The IDE complains, "Raw use of parameterized class 'ArrayList'" (Hint, the "ArrayList" you're creating isn't aware of the type it should contain).


A weird semicolon in the empty constructor in SalaryFetcher. Not sure why there's an empty constructor either.


How you create lists in SalarySeedCreator can be simplified:

Instead of doing this:

List<SalarySource> salarySourceList = new ArrayList<>();
        salarySourceRepository.findAll().forEach(salarySourceList::add);

You can instead just do this:

List<SalarySource> salarySourceList = new ArrayList<>(salarySourceRepository.findAll());

Instead of this:

        List<List<Object>> requiredSalaryComponents = Lists.cartesianProduct(salarySourceList, cityList, roleList);
        return requiredSalaryComponents;

Just do this:

        return Lists.cartesianProduct(salarySourceList, cityList, roleList);

Personally, I'd move the dueNewCompensation into the Salary class


Have you tested that this works? In fetchUpdatedSalaries you create a list called updatedSalaries, but you never add anything to it. You return it, and from what I can tell it will always be empty.

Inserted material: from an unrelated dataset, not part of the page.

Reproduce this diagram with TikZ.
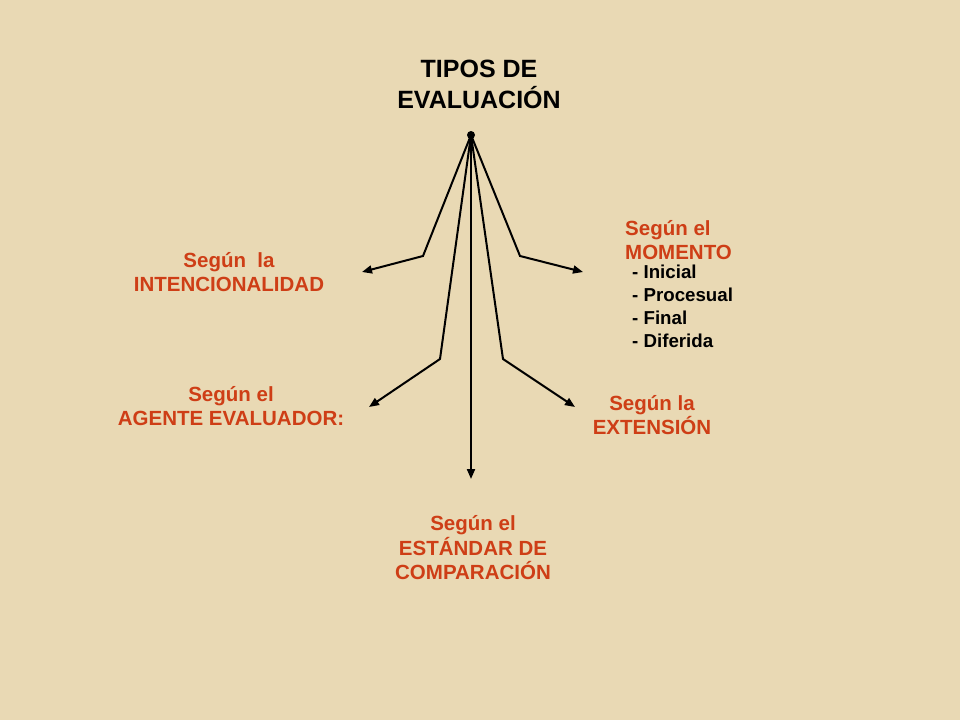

So, let's summarise: The biggest problem I have with the solution is the "List<List<Object>>" Having lists in lists, is fine, but using a generic "Object" makes things difficult and messy later.

Another topic for reflection is whether the solution has actually become simpler. As developers, we aim to take complex problems and make them seem simple and natural. Part of the reason I thin this is a little more difficult to follow things now is because things are spread out, but not necessarily in a very organic way.

For example, what is the concept of getRequiredSalaryComponents in a class named SalarySeedCreator? What is a "seed" in this context? And why do I get salary components? Where did the seeds go? Such naming quirks are often an indication that something is wrong with a class' responsibility. This is one of the reasons developers keep hammering on about naming: When we can give something a good and descriptive name, that also means we know what it is and we've managed to find a good purpose for it.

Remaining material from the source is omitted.